A lo que habría que preguntarse cómo así la población va a cambiar sus patrones de consumo dólar-adictos hacia los alimentos que produce el campesino peruano, si todas las medidas que se toman -o dejan de tomarse- van dirigidas a incrementar la propensión a consumir aquellos que vienen de fuera. Es, en esencia, como ya debería haberlo aprendido nuestro mandatario, un problema de precios relativos: Si se sigue ‘embalsando’ el precio del pan y los fideos de trigo (encima subsidiados en el extranjero), ¿quién va a comer bienes sustitutos como, por decir, papas, ollucos, ocas o yucas? Para colmo, desde hace buen tiempo hasta los chips de papa se importan de Canadá y Holanda. Y lo sabe bien el Dr. García cuando agrega lamentoso –y justo después de hablar de la bendita rebaja arancelaria- que “la papa se pudre en Andahuaylas, Santiago de Chuco o Huánuco, porque los peruanos prefieren pan blanco de trigo extranjero”. (Técnicamente, dirían los buenos economistas, se trata de un problema por el hecho de que la ‘elasticidad cruzada’ de la demanda por esos bienes es mayor a cero, porque son sustitutos, con lo que -es un decir- si baja el precio de un bien, también cae la cantidad demandada de los bienes sustitutos).

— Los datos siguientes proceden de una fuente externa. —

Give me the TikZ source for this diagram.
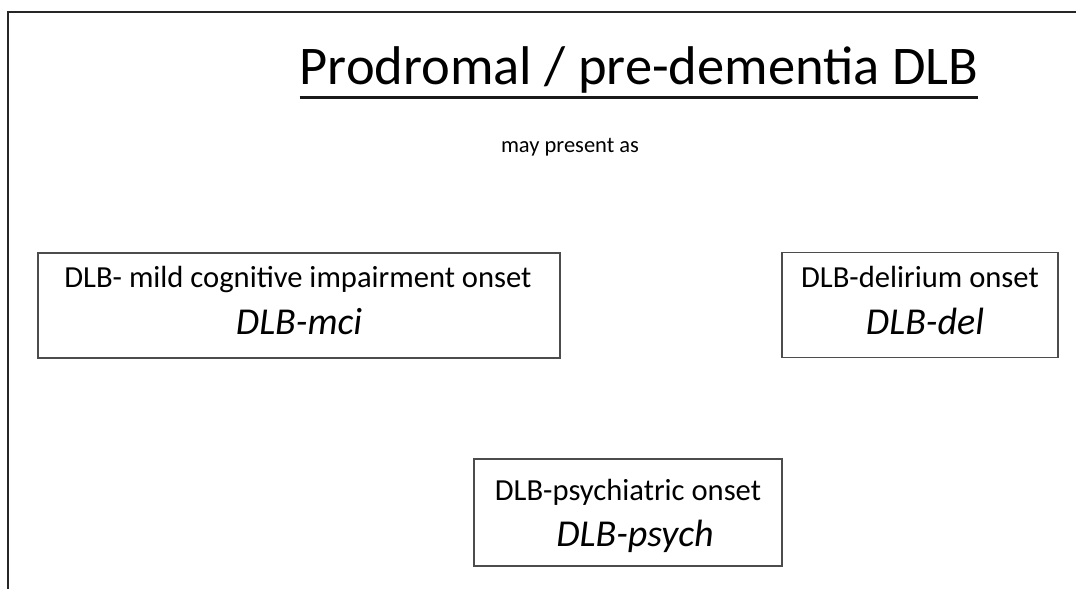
\documentclass[tikz,border=0pt]{standalone}
\usepackage{fontspec}
\setmainfont{Carlito}
\usepackage{tikz}
\usetikzlibrary{positioning, calc}
\tikzstyle{onsetbox} = [
  rectangle, draw=black!70, line width=1.3pt, inner sep=0pt,
  minimum height=105pt
]
\tikzstyle{onsetlong} = [anchor=base, inner sep=0pt, font=\fontsize{30.6}{36}\selectfont]
\tikzstyle{onsetshort} = [anchor=base, inner sep=0pt, font=\fontsize{38}{46}\selectfont\itshape]

\begin{document}
\begin{tikzpicture}[x=1pt, y=-1pt]
  \useasboundingbox (0,0) rectangle (1076,589);

  % Frame
  \draw[line width=2pt, black!85] (1076,12) -- (8,12) -- (8,589);

  % Heading
  \node[anchor=base, inner sep=0pt, font=\fontsize{54.5}{64}\selectfont] (title) at (639,84) {Prodromal / pre-dementia DLB};
  \draw[line width=3pt, black!90] ([yshift=-13pt]title.base west) -- ([yshift=-13pt]title.base east);
  \node[anchor=base, inner sep=0pt, font=\fontsize{22.5}{27}\selectfont] (may) at (570,152) {may present as};

  % Boxes
  \node[onsetbox, minimum width=522pt] (mci) at (299,305.5) {};
  \node[onsetbox, minimum width=276pt] (del) at (920,305) {};
  \node[onsetbox, minimum width=308pt, minimum height=107pt] (psych) at (628,512.5) {};

  % Box texts
  \node[onsetlong] (mcilong) at (298,287) {DLB- mild cognitive impairment onset};
  \node[onsetshort] (mcishort) at (299,334) {DLB-mci};
  \node[onsetlong] (dellong) at (920,287) {DLB-delirium onset};
  \node[onsetshort] (delshort) at (925,334) {DLB-del};
  \node[onsetlong] (psychlong) at (628,500) {DLB-psychiatric onset};
  \node[onsetshort] (psychshort) at (635,546) {DLB-psych};

\end{tikzpicture}
\end{document}
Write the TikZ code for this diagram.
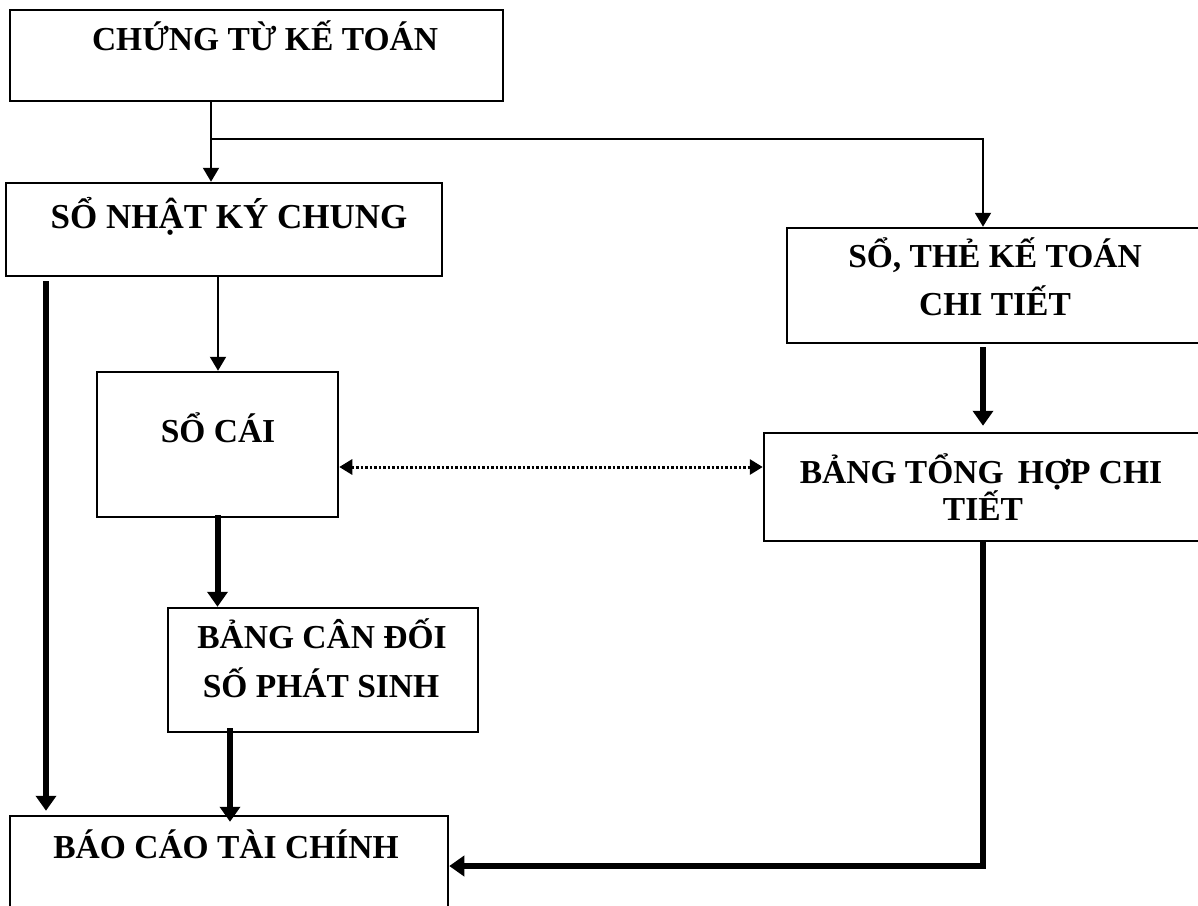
\documentclass[tikz,border=0pt]{standalone}
\usepackage{fontspec}
\setmainfont{Liberation Serif}
\usetikzlibrary{arrows.meta}
\begin{document}
\begin{tikzpicture}[x=1pt,y=-1pt,
  box/.style={draw,line width=2.5pt,rectangle,inner sep=0pt},
  lbl/.style={anchor=base,inner sep=0pt,font=\bfseries\fontsize{33.5}{40}\selectfont},
  thinarrow/.style={line width=2pt,-{Triangle[length=14pt,width=16pt]}},
  thickarrow/.style={line width=6pt,-{Triangle[length=15pt,width=20pt]}},
  dotarrow/.style={line width=3pt,dash pattern=on 2.5pt off 2pt,{Triangle[length=13pt,width=15pt]}-{Triangle[length=13pt,width=15pt]}}]
\useasboundingbox (0,0) rectangle (1198,905);
\clip (0,0) rectangle (1198,905);
% boxes
\node[box,minimum width=493pt,minimum height=91pt] (b1) at (256.5,55.5) {};
\node[box,minimum width=436pt,minimum height=93pt] (b2) at (224,229.5) {};
\node[box,minimum width=423pt,minimum height=115pt] (b3) at (998.5,285.5) {};
\node[box,minimum width=446pt,minimum height=108pt] (b4) at (987,487) {};
\node[box,minimum width=241pt,minimum height=145pt] (b5) at (217.5,444.5) {};
\node[box,minimum width=310pt,minimum height=124pt] (b6) at (323,670) {};
\node[box,minimum width=438pt,minimum height=104pt] (b7) at (229,868) {};
% texts
\node[lbl] (t1) at (265,50) {CHỨNG TỪ KẾ TOÁN};
\node[lbl,font=\bfseries\fontsize{35}{42}\selectfont] (t2) at (229,228) {SỔ NHẬT KÝ CHUNG};
\node[lbl] (t3a) at (995,267) {SỔ, THẺ KẾ TOÁN};
\node[lbl] (t3b) at (995,315) {CHI TIẾT};
\node[lbl] (t4a) at (981,483) {BẢNG TỔNG\hspace{6pt} HỢP CHI};
\node[lbl] (t4b) at (983,520) {TIẾT};
\node[lbl] (t5) at (218,442) {SỔ CÁI};
\node[lbl] (t6a) at (322,648) {BẢNG CÂN ĐỐI};
\node[lbl] (t6b) at (321,697) {SỐ PHÁT SINH};
\node[lbl] (t7) at (226,858) {BÁO CÁO TÀI CHÍNH};
% connectors
\coordinate (split) at (211,139);
\coordinate (dl) at ([yshift=-22.5pt]b5.east);
\draw[thinarrow] (b1.south -| split) -- (b2.north -| split);
\draw[thinarrow] (split) -| ([xshift=-15.5pt]b3.north);
\draw[thinarrow] ([xshift=-6pt]b2.south) -- ([xshift=0.5pt]b5.north);
\draw[dotarrow] (dl) -- (b4.west |- dl);
\draw[thickarrow] ([yshift=3pt]b5.south) -- (b5.south |- b6.north);
\draw[thickarrow] ([xshift=-93pt,yshift=5pt]b6.south) -- ([xshift=1pt,yshift=-7pt]b7.north);
\draw[thickarrow] ([xshift=-178pt,yshift=-4pt]b2.south) -- ([xshift=-183pt,yshift=4pt]b7.north);
\draw[thickarrow] ([xshift=-15.5pt,yshift=-3pt]b3.south) -- ([xshift=-4pt,yshift=6pt]b4.north);
\draw[thickarrow,line join=miter] ([xshift=-4pt]b4.south) |- ([yshift=2pt]b7.east);
\end{tikzpicture}
\end{document}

La cuestión que se le presentó al gobierno en estos convulsionados días, obviamente, resultó tan urgente que ha tenido que recurrir al ramplón pragmatismo cortoplacista en esta materia, que por lo demás caracteriza a todos nuestros gobiernos. Porque, si la casa arde y no se dispone de agua o extinguidor, seguramente se intentará apagar las llamas sin pensar mucho y con lo que esté a la mano, sean frazadas o toallas o suegras, por lo que el fuego seguramente se atizará. Y es eso lo que se esta empollando en este caso concreto y otros mucho más complejos que vienen supurando -inesperadamente esperados- de la dermis de nuestras tierras, en que el albor de la harina que ingieren ávidamente los costeños seguirá desplazando abusivamente al oriundo alimento de la sierra. Es un símbolo de los tiempos, pero puede convertirse en augurio de tempestades.